**Collected data**
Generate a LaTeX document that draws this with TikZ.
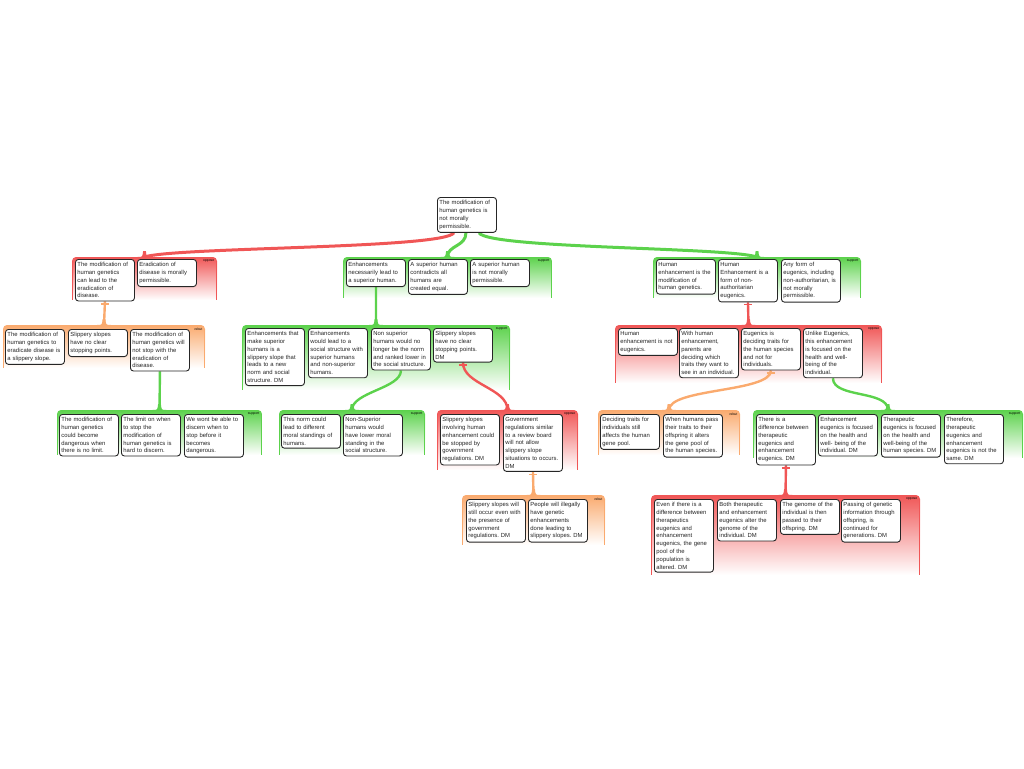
\documentclass[tikz,border=0pt]{standalone}
\usepackage{fontspec}
\setmainfont{Liberation Sans}
\usetikzlibrary{backgrounds}

\definecolor{opRed}{RGB}{240,86,86}
\definecolor{supGreen}{RGB}{92,210,76}
\definecolor{rebOrange}{RGB}{250,170,110}

% group background: name, x1, y1, x2, y2, colour, label
\newcommand{\grp}[7]{%
  \shade[top color=#6,middle color=#6!75,bottom color=white,rounded corners=4pt] (#2,#5) rectangle (#4,#3);
  \draw[#6,line width=1.2pt] ({#2+0.6},{#3+4}) -- ({#2+0.6},#5) ({#4-0.6},{#3+4}) -- ({#4-0.6},#5);
  \node[glbl] (#1l) at ({#4-2},{#3+2}) {#7};
  \coordinate (#1) at ({(#2+#4)/2},#3);
}
% tab on top of a group
\newcommand{\bump}[2]{%
  \fill[#2] ([xshift=-7pt]#1) .. controls ([xshift=-2pt]#1) .. ([shift={(-1.4pt,6pt)}]#1)
    -- ([shift={(1.4pt,6pt)}]#1) .. controls ([xshift=2pt]#1) .. ([xshift=7pt]#1) -- cycle;
}
% bar under an objecting box
\newcommand{\tbar}[2]{%
  \draw[#2,line width=1.2pt] ([shift={(-4pt,-2.5pt)}]#1.south) -- ([shift={(4pt,-2.5pt)}]#1.south);
}

\begin{document}
\frenchspacing
\begin{tikzpicture}[x=1pt,y=-1pt,
    arg/.style={draw=black!85,line width=0.9pt,rounded corners=3pt,fill=white,anchor=north west,
      text width=55pt,inner xsep=2pt,inner ysep=3pt,align=left,
      font=\fontsize{5.9}{7.8}\selectfont,text=black!85},
    glbl/.style={anchor=north east,inner sep=0.5pt,font=\fontsize{3.4}{3.4}\selectfont},
    lnk/.style={draw=#1,line width=2.4pt}]
  \useasboundingbox (0,0) rectangle (1024,768);
  %root
  \node[arg] (root) at (437,197) {The modification of\\ human genetics is\\ not morally\\ permissible.};
  %level 1
  \node[arg] (a1) at (75,259) {The modification of\\ human genetics\\ can lead to the\\ eradication of\\ disease.};
  \node[arg] (a2) at (137,259) {Eradication of\\ disease is morally\\ permissible.};
  \node[arg] (b1) at (346,259) {Enhancements\\ necessarily lead to\\ a superior human.};
  \node[arg] (b2) at (408,259) {A superior human\\ contradicts all\\ humans are\\ created equal.};
  \node[arg] (b3) at (470,259) {A superior human\\ is not morally\\ permissible.};
  \node[arg] (c1) at (656,259) {Human\\ enhancement is the\\ modification of\\ human genetics.};
  \node[arg] (c2) at (718,259) {Human\\ Enhancement is a\\ form of non-\\ authoritarian\\ eugenics.};
  \node[arg] (c3) at (781,259) {Any form of\\ eugenics, including\\ non-authoritarian, is\\ not morally\\ permissible.};
  %level 2
  \node[arg] (ar1) at (5,329) {The modification of\\ human genetics to\\ eradicate disease is\\ a slippery slope.};
  \node[arg] (ar2) at (68,329) {Slippery slopes\\ have no clear\\ stopping points.};
  \node[arg] (ar3) at (130,329) {The modification of\\ human genetics will\\ not stop with the\\ eradication of\\ disease.};
  \node[arg] (bs1) at (245,328) {Enhancements that\\ make superior\\ humans is a\\ slippery slope that\\ leads to a new\\ norm and social\\ structure. DM};
  \node[arg] (bs2) at (308,328) {Enhancements\\ would lead to a\\ social structure with\\ superior humans\\ and non-superior\\ humans.};
  \node[arg] (bs3) at (371,328) {Non superior\\ humans would no\\ longer be the norm\\ and ranked lower in\\ the social structure.};
  \node[arg] (bs4) at (433,328) {Slippery slopes\\ have no clear\\ stopping points.\\ DM};
  \node[arg] (co1) at (618,328) {Human\\ enhancement is not\\ eugenics.};
  \node[arg] (co2) at (679,328) {With human\\ enhancement,\\ parents are\\ deciding which\\ traits they want to\\ see in an individual.};
  \node[arg] (co3) at (741,328) {Eugenics is\\ deciding traits for\\ the human species\\ and not for\\ individuals.};
  \node[arg] (co4) at (803,328) {Unlike Eugenics,\\ this enhancement\\ is focused on the\\ health and well-\\ being of the\\ individual.};
  %level 3
  \node[arg] (ars1) at (59,414) {The modification of\\ human genetics\\ could become\\ dangerous when\\ there is no limit.};
  \node[arg] (ars2) at (121,414) {The limit on when\\ to stop the\\ modification of\\ human genetics is\\ hard to discern.};
  \node[arg] (ars3) at (184,414) {We wont be able to\\ discern when to\\ stop before it\\ becomes\\ dangerous.};
  \node[arg] (bss1) at (281,414) {This norm could\\ lead to different\\ moral standings of\\ humans.};
  \node[arg] (bss2) at (343,414) {Non-Superior\\ humans would\\ have lower moral\\ standing in the\\ social structure.};
  \node[arg] (bso1) at (440,414) {Slippery slopes\\ involving human\\ enhancement could\\ be stopped by\\ government\\ regulations. DM};
  \node[arg] (bso2) at (503,414) {Government\\ regulations similar\\ to a review board\\ will not allow\\ slippery slope\\ situations to occurs.\\ DM};
  \node[arg] (cr1) at (600,414) {Deciding traits for\\ individuals still\\ affects the human\\ gene pool.};
  \node[arg] (cr2) at (663,414) {When humans pass\\ their traits to their\\ offspring it alters\\ the gene pool of\\ the human species.};
  \node[arg] (cs1) at (756,414) {There is a\\ difference between\\ therapeutic\\ eugenics and\\ enhancement\\ eugenics. DM};
  \node[arg] (cs2) at (818,414) {Enhancement\\ eugenics is focused\\ on the health and\\ well- being of the\\ individual. DM};
  \node[arg] (cs3) at (881,414) {Therapeutic\\ eugenics is focused\\ on the health and\\ well-being of the\\ human species. DM};
  \node[arg] (cs4) at (944,414) {Therefore,\\ therapeutic\\ eugenics and\\ enhancement\\ eugenics is not the\\ same. DM};
  %level 4
  \node[arg] (gr1) at (466,499) {Slippery slopes will\\ still occur even with\\ the presence of\\ government\\ regulations. DM};
  \node[arg] (gr2) at (528,499) {People will illegally\\ have genetic\\ enhancements\\ done leading to\\ slippery slopes. DM};
  \node[arg] (cso1) at (654,499) {Even if there is a\\ difference between\\ therapeutics\\ eugenics and\\ enhancement\\ eugenics, the gene\\ pool of the\\ population is\\ altered. DM};
  \node[arg] (cso2) at (717,499) {Both therapeutic\\ and enhancement\\ eugenics alter the\\ genome of the\\ individual. DM};
  \node[arg] (cso3) at (780,499) {The genome of the\\ individual is then\\ passed to their\\ offspring. DM};
  \node[arg] (cso4) at (841,499) {Passing of genetic\\ information through\\ offspring, is\\ continued for\\ generations. DM};

  \begin{scope}[on background layer]
    %groups
    \grp{gA}{72}{257}{217}{300}{opRed}{oppose}
    \grp{gB}{343}{257}{552}{298}{supGreen}{support}
    \grp{gC}{653}{257}{861}{298}{supGreen}{support}
    \grp{gAR}{3}{325}{205}{368}{rebOrange}{rebut}
    \grp{gBS}{242}{325}{510}{390}{supGreen}{support}
    \grp{gCO}{615}{325}{882}{383}{opRed}{oppose}
    \grp{gARS}{57}{410}{262}{455}{supGreen}{support}
    \grp{gBSS}{279}{410}{425}{455}{supGreen}{support}
    \grp{gBSO}{437}{410}{578}{470}{opRed}{oppose}
    \grp{gCR}{598}{410}{740}{455}{rebOrange}{rebut}
    \grp{gCS}{753}{410}{1023}{458}{supGreen}{support}
    \grp{gGR}{462}{495}{605}{545}{rebOrange}{rebut}
    \grp{gCSO}{651}{495}{920}{575}{opRed}{oppose}
    %links
    \draw[lnk=opRed,line width=3pt] ([xshift=-13pt]root.south) .. controls +(-10,16) and +(30,-10) .. (gA);
    \draw[lnk=supGreen,line width=3pt] ([xshift=-1pt]root.south) .. controls +(0,14) and +(0,-12) .. (gB);
    \draw[lnk=supGreen,line width=3pt] ([xshift=12pt]root.south) .. controls +(10,16) and +(-30,-10) .. (gC);
    \draw[lnk=rebOrange] (a1.south) -- (gAR);
    \draw[lnk=supGreen] (b1.south) -- (gBS);
    \draw[lnk=opRed] (c2.south) -- (gCO);
    \draw[lnk=supGreen] (ar3.south) -- (gARS);
    \draw[lnk=supGreen] (bs3.south) .. controls +(0,18) and +(0,-18) .. (gBSS);
    \draw[lnk=opRed] (bs4.south) .. controls +(0,22) and +(0,-22) .. (gBSO);
    \draw[lnk=rebOrange] (co3.south) .. controls +(0,22) and +(0,-22) .. (gCR);
    \draw[lnk=supGreen] (co4.south) .. controls +(0,20) and +(0,-20) .. (gCS);
    \draw[lnk=rebOrange] (bso2.south) -- (gGR);
    \draw[lnk=opRed] (cs1.south) -- (gCSO);
    \bump{gA}{opRed} \bump{gB}{supGreen} \bump{gC}{supGreen}
    \bump{gAR}{rebOrange} \bump{gBS}{supGreen} \bump{gCO}{opRed}
    \bump{gARS}{supGreen} \bump{gBSS}{supGreen} \bump{gBSO}{opRed}
    \bump{gCR}{rebOrange} \bump{gCS}{supGreen} \bump{gGR}{rebOrange} \bump{gCSO}{opRed}
  \end{scope}
  %objection bars
  \tbar{a1}{rebOrange} \tbar{c2}{opRed} \tbar{bs4}{opRed}
  \tbar{co3}{rebOrange} \tbar{bso2}{rebOrange} \tbar{cs1}{opRed}
\end{tikzpicture}
\end{document}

**Required work**
How many lines in the data contain the string "that"? Respond with the number only.

**Task answer**
2